Our Team

Timm Esque

Timm Esque started volunteering with Reap Goodness in 2020 and is currently the leader of the Heartland Trial at Boyce Thompson Arboretum. He also teaches embodied leadership and co-hosts a podcast called Mind & Body@Work through the company he co-founded – East Valley Leader Lab.

Timm spent his formative years in a variety of roles at Intel Corporation, eventually becoming an internal consultant to high stakes project teams. Later Timm published his key learnings at Intel (No Surprises Project Management, 1999) and consulted to teams globally, including Fortune 100, small businesses, nonprofits and US AID. He has consulted and/or presented in 21 countries.

Anne Ellis, PhD

Landscape designer and consultant Anne Ellis has worked in industrial, academic and government research, and holds earned degrees in Organic Chemistry, Business Management, and Environmental Policy. A certified Master Gardener, she earned credentials as a Landscape Designer through the ASLA-accredited Desert Botanical Garden in 2020.

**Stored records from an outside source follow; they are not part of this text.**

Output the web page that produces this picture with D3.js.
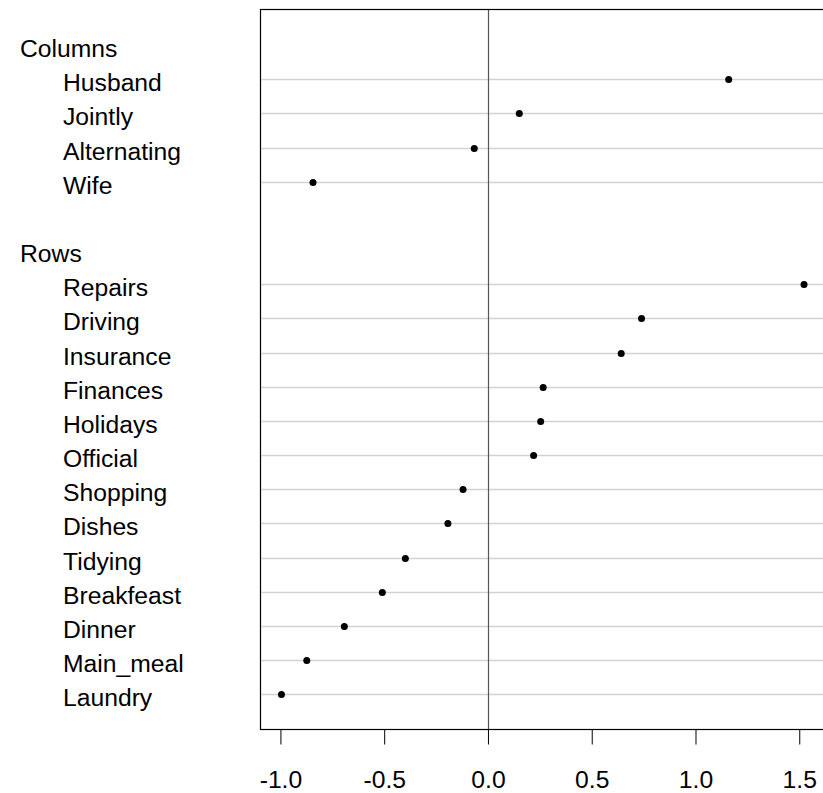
<!DOCTYPE html>
<html>
<head>
<meta charset="utf-8">
<script src="https://cdn.jsdelivr.net/npm/d3@7"></script>
<style>
  html, body { margin: 0; padding: 0; background: #fff; }
  svg { display: block; }
  text { font-family: "Liberation Sans", Arial, sans-serif; fill: #000; }
</style>
</head>
<body>
<svg id="chart" width="823" height="793"></svg>
<script>
// ---- data ----
const columnHeader = "Columns";
const columnLabels = ["Husband", "Jointly", "Alternating", "Wife"];
const columnValues = [1.160, 0.151, -0.066, -0.843];

const rowHeader = "Rows";
const rowLabels = ["Repairs", "Driving", "Insurance", "Finances", "Holidays", "Official",
  "Shopping", "Dishes", "Tidying", "Breakfeast", "Dinner", "Main_meal", "Laundry"];
const rowValues = [1.523, 0.740, 0.642, 0.266, 0.254, 0.220,
  -0.120, -0.193, -0.398, -0.509, -0.692, -0.873, -0.995];

const xTicks = [-1.0, -0.5, 0.0, 0.5, 1.0, 1.5];

// ---- build line list ----
const lines = [];
lines.push({ label: columnHeader, header: true });
columnLabels.forEach((l, i) => lines.push({ label: l, value: columnValues[i] }));
lines.push({ label: "", blank: true });
lines.push({ label: rowHeader, header: true });
rowLabels.forEach((l, i) => lines.push({ label: l, value: rowValues[i] }));
lines.forEach((d, i) => d.index = i);

const svg = d3.select("#chart");
const pLeft = 260.5, pRight = 825, pTop = 9.5, pBottom = 729.5;

const x = d3.scaleLinear().domain([-1.096, 1.624]).range([pLeft, pRight]);
const y = d3.scaleLinear().domain([-1.04, 20.03]).range([pTop, pBottom]);

const items = lines.filter(d => d.value !== undefined);

// grid lines
svg.append("g").selectAll("line").data(items).join("line")
  .attr("x1", pLeft + 1).attr("x2", pRight)
  .attr("y1", d => Math.round(y(d.index)) + 0.5)
  .attr("y2", d => Math.round(y(d.index)) + 0.5)
  .attr("stroke", "#d3d3d3").attr("stroke-width", 1.4);

// zero line
svg.append("line")
  .attr("x1", Math.round(x(0)) + 0.5).attr("x2", Math.round(x(0)) + 0.5)
  .attr("y1", pTop).attr("y2", pBottom)
  .attr("stroke", "#555").attr("stroke-width", 1.2);

// points
svg.append("g").selectAll("circle").data(items).join("circle")
  .attr("cx", d => x(d.value))
  .attr("cy", d => Math.round(y(d.index)) + 0.5)
  .attr("r", 3.5)
  .attr("fill", "#000");

// box
svg.append("rect")
  .attr("x", pLeft).attr("y", pTop)
  .attr("width", pRight - pLeft).attr("height", pBottom - pTop)
  .attr("fill", "none").attr("stroke", "#000").attr("stroke-width", 1.2);

// labels
svg.append("g").selectAll("text").data(lines.filter(d => !d.blank)).join("text")
  .attr("x", d => d.header ? 20 : 63)
  .attr("y", d => y(d.index) + 12)
  .attr("font-size", "24.7px")
  .text(d => d.label);

// x axis
const fmt = d3.format(".1f");
const axis = d3.axisBottom(x)
  .tickValues(xTicks)
  .tickFormat(d => fmt(d).replace("\u2212", "-"))
  .tickSize(15)
  .tickPadding(26);
const gx = svg.append("g")
  .attr("transform", `translate(0,${pBottom})`)
  .call(axis);
gx.select(".domain").remove();
gx.selectAll(".tick line").attr("stroke", "#000").attr("stroke-width", 1);
gx.selectAll(".tick text")
  .attr("font-size", "24.7px")
  .attr("font-family", "Liberation Sans, Arial, sans-serif")
  .attr("fill", "#000");
</script>
</body>
</html>
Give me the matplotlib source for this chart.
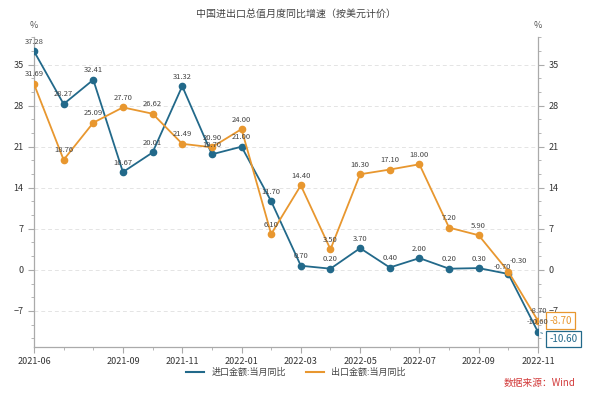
import matplotlib
matplotlib.use("Agg")
import matplotlib.pyplot as plt
from matplotlib.lines import Line2D
from matplotlib.ticker import MultipleLocator, FixedLocator

plt.rcParams['font.family'] = ['Noto Sans CJK SC', 'DejaVu Sans']

# monthly data, 2021-06 .. 2022-11
months = ["2021-06", "2021-07", "2021-08", "2021-09", "2021-10", "2021-11",
          "2021-12", "2022-01", "2022-02", "2022-03", "2022-04", "2022-05",
          "2022-06", "2022-07", "2022-08", "2022-09", "2022-10", "2022-11"]
imports = [37.28, 28.27, 32.41, 16.67, 20.01, 31.32, 19.70, 21.00, 11.70,
           0.70, 0.20, 3.70, 0.40, 2.00, 0.20, 0.30, -0.70, -10.60]
exports = [31.69, 18.76, 25.09, 27.70, 26.62, 21.49, 20.90, 24.00, 6.10,
           14.40, 3.50, 16.30, 17.10, 18.00, 7.20, 5.90, -0.30, -8.70]
shown_ticks = ["2021-06", "2021-09", "2021-11", "2022-01", "2022-03",
               "2022-05", "2022-07", "2022-09", "2022-11"]

c_imp = "#22698a"
c_exp = "#e8972f"

fig = plt.figure(figsize=(5.92, 3.95), dpi=100)
ax = fig.add_axes([0.0574, 0.1223, 0.8514, 0.784])

x = list(range(len(months)))
ax.plot(x, imports, color=c_imp, lw=1.3, marker="o", ms=4.5, zorder=3)
ax.plot(x, exports, color=c_exp, lw=1.3, marker="o", ms=4.5, zorder=3)

last = len(months) - 1
for xi, v in zip(x, imports):
    off, ha = (0, 4), "center"
    if xi == last - 1:
        off, ha = (2, 2), "right"
    ax.annotate(f"{v:.2f}", (xi, v), xytext=off, textcoords="offset points",
                ha=ha, va="bottom", fontsize=5.5, color="#444444", zorder=4)
for xi, v in zip(x, exports):
    off, ha = (0, 4), "center"
    if xi == last - 1:
        off, ha = (1, 5), "left"
    ax.annotate(f"{v:.2f}", (xi, v), xytext=off, textcoords="offset points",
                ha=ha, va="bottom", fontsize=5.5, color="#444444", zorder=4)

# end-value boxes
ax.annotate(f"{exports[-1]:.2f}", (last, exports[-1]), xytext=(8, 0), textcoords="offset points",
            ha="left", va="center", fontsize=7, color=c_exp, annotation_clip=False,
            bbox=dict(boxstyle="square,pad=0.35", fc="white", ec=c_exp, lw=0.9),
            arrowprops=dict(arrowstyle="-", color=c_exp, lw=0.6))
ax.annotate(f"{imports[-1]:.2f}", (last, imports[-1]), xytext=(8, -5), textcoords="offset points",
            ha="left", va="center", fontsize=7, color=c_imp, annotation_clip=False,
            bbox=dict(boxstyle="square,pad=0.35", fc="white", ec=c_imp, lw=0.9),
            arrowprops=dict(arrowstyle="-", color=c_imp, lw=0.6))

ax.set_xlim(0, last)
ax.set_ylim(-13.1, 39.7)
ax.yaxis.set_major_locator(MultipleLocator(7))
ax.yaxis.set_minor_locator(MultipleLocator(7 / 3))
major_x = [months.index(m) for m in shown_ticks]
ax.xaxis.set_major_locator(FixedLocator(major_x))
ax.set_xticklabels(shown_ticks)
ax.xaxis.set_minor_locator(FixedLocator(x))

ax.grid(axis="y", color="#e4e4e4", lw=0.7, ls=(0, (4, 3)))
for s in ["left", "right", "bottom"]:
    ax.spines[s].set_color("#aaaaaa")
    ax.spines[s].set_linewidth(0.9)
ax.spines["top"].set_visible(False)
ax.tick_params(axis="y", which="both", left=True, right=True, labelright=True,
               colors="#aaaaaa", labelcolor="#333333", labelsize=6.5, direction="out")
ax.tick_params(axis="y", which="major", length=4)
ax.tick_params(axis="y", which="minor", length=2.5)
ax.tick_params(axis="x", which="both", colors="#aaaaaa", labelcolor="#333333",
               labelsize=6.5, direction="out")
ax.tick_params(axis="x", which="major", length=4)
ax.tick_params(axis="x", which="minor", length=2.5)

fig.text(0.057, 0.93, "%", ha="center", fontsize=6.5, color="#555555")
fig.text(0.909, 0.93, "%", ha="center", fontsize=6.5, color="#555555")
fig.text(0.5, 0.965, "中国进出口总值月度同比增速（按美元计价）", ha="center", va="center",
         fontsize=7.2, color="#444444")

handles = [Line2D([], [], color=c_imp, lw=1.5), Line2D([], [], color=c_exp, lw=1.5)]
fig.legend(handles, ["进口金额:当月同比", "出口金额:当月同比"], loc="center",
           bbox_to_anchor=(0.5, 0.058), ncol=2, frameon=False, fontsize=6.5,
           handlelength=2, columnspacing=2.2, labelcolor="#444444")
fig.text(0.972, 0.03, "数据来源：Wind", ha="right", va="center", fontsize=7, color="#d23a3a")

fig.savefig("out.png", dpi=100)
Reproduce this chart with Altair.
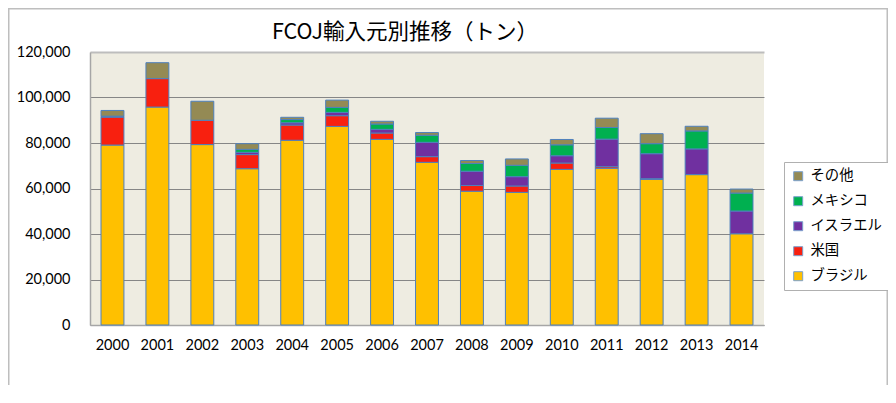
import altair as alt
import pandas as pd

years = [str(y) for y in range(2000, 2015)]
series = ["ブラジル", "米国", "イスラエル", "メキシコ", "その他"]
brazil = [79100, 95800, 79300, 68700, 81200, 87300, 81600, 71500, 58800, 58300, 68400, 68900, 64000, 66100, 40100]
usa    = [12300, 12500, 10700, 6200, 6700, 4700, 2800, 2500, 2500, 2800, 2800, 700, 300, 0, 0]
israel = [200, 0, 0, 1000, 1000, 1450, 1600, 6300, 6300, 4100, 3200, 12100, 11000, 11300, 10000]
mexico = [200, 0, 0, 1300, 1400, 2200, 2350, 3100, 3400, 5000, 4800, 5100, 4400, 7900, 7900]
other  = [2500, 7000, 8350, 2500, 1000, 3200, 1200, 1200, 1300, 2800, 2350, 4100, 4400, 2050, 1750]
colors = {"ブラジル": "#FFC000", "米国": "#F8200F", "イスラエル": "#7030A0", "メキシコ": "#00B050", "その他": "#948A54"}
title_text = "FCOJ輸入元別推移（トン）"
y_ticks = [0, 20000, 40000, 60000, 80000, 100000, 120000]

rows = []
for name, vals in zip(series, [brazil, usa, israel, mexico, other]):
    for yr, v in zip(years, vals):
        if v > 0:
            rows.append({"year": yr, "series": name, "value": v, "ord": series.index(name)})
df = pd.DataFrame(rows)

legend_order = list(reversed(series))

W, H = 674, 273

bars = alt.Chart(df).mark_bar(stroke="#4F81BD", strokeWidth=1).encode(
    x=alt.X("year:N", sort=years, title=None,
            scale=alt.Scale(paddingInner=0.49, paddingOuter=0.245),
            axis=alt.Axis(labelAngle=0, labelFont="Lato", labelFontSize=14.5, labelColor="#000000",
                          ticks=False, tickSize=0, labelPadding=13, domainColor="#A6A6A6",
                          domainWidth=1.5, grid=False)),
    y=alt.Y("value:Q", stack="zero", title=None,
            scale=alt.Scale(domain=[0, 120000], nice=False),
            axis=alt.Axis(values=y_ticks, format=",d", labelFont="Lato", labelFontSize=14.5,
                          labelColor="#000000", ticks=False, tickSize=0, labelPadding=20,
                          domainColor="#A6A6A6", domainWidth=1.5,
                          gridColor=alt.condition("datum.value == 120000", alt.value("#BDBDBD"), alt.value("#868686")),
                          gridWidth=alt.condition("datum.value == 120000", alt.value(2), alt.value(1)))),
    color=alt.Color("series:N", title=None,
                    scale=alt.Scale(domain=legend_order, range=[colors[s] for s in legend_order]),
                    legend=alt.Legend(orient="none", legendX=694, legendY=110, padding=7,
                                      strokeColor="#B0B0B0", fillColor="#FFFFFF",
                                      labelFont="Noto Sans CJK JP", labelFontSize=14.4, labelColor="#000000",
                                      symbolType="square", symbolSize=81, symbolStrokeColor="#7BA0CD",
                                      symbolStrokeWidth=1, rowPadding=10, labelOffset=5)),
    order=alt.Order("ord:Q", sort="ascending"),
)

title = alt.Chart(pd.DataFrame({"t": [title_text]})).mark_text(
    font="Noto Sans CJK JP", fontSize=21.5, color="#000000", align="center", baseline="middle"
).encode(text="t:N", x=alt.value(315), y=alt.value(-19))

frame = alt.Chart(pd.DataFrame({"a": [1]})).mark_rect(
    fill=None, fillOpacity=0, stroke="#BEBEBE", strokeWidth=1.5
).encode(x=alt.value(-81.25), x2=alt.value(797.25), y=alt.value(-43.25), y2=alt.value(400))

chart = alt.layer(frame, bars, title).properties(
    width=W, height=H,
    padding={"left": 82, "top": 44, "right": 124, "bottom": 60},
    autosize=alt.AutoSizeParams(type="none"),
    background="#FFFFFF",
).configure_view(fill="#EEECE1", stroke=None)

chart.save("out.html", embed_options={"renderer": "svg", "actions": False})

Anne focuses on xeriscaping and desert-adapted plants with an emphasis on native desert plants. She has been gardening and planting trees since childhood and has now been gardening in the desert for over 25 years.

Cyndi Ruehl

Earning advanced degrees in Ecological Restoration and Environmental Psychology, and as a retired water resource specialist with the state of Arizona, Cyndi has concentrated her career in natural resource planning and conservation in the Sonoran Desert. Her love of the desert has led to a 40-year study of ethnobotany; the traditional uses and relationships of the desert plants’ uses as food and medicine.

Michiel 'All Mike' Montiel

Michiel 'All Mike' Montiel is a veteran, indigenous leader, and community organizer with a deep commitment to transforming local food systems through regenerative practices and cultural knowledge. As a founder and collaborator on multiple food forest and agroforestry projects in Arizona, 'All Mike' works to create sustainable, community-driven models that restore ecosystems, build food sovereignty, and reconnect people to the land. He has helped launch cooperatives, mutual aid networks, and educational initiatives focused on resilient desert agriculture, drawing on both traditional indigenous wisdom and innovative ecological design. His work centers on empowering communities—especially those historically marginalized—to reclaim their right to healthy, abundant, and culturally rooted food.

Edmund Williams, PE

As a civil engineer, Ed got involved with sustainability. As he got more involved, he realized that most sustainability initiatives are inadequate to the scope of the problem. He also realized that the bulk of our problems are directly related to a decline of the ecological systems that maintain air and water quality, climate, water cycles, and much more. He decided to search for solutions that would rebuild the life-sustaining ecologies of the world while still addressing the triple bottom line and creating three foundation of a movement that could make a real difference. Out of those efforts, he created the LEHR Garden.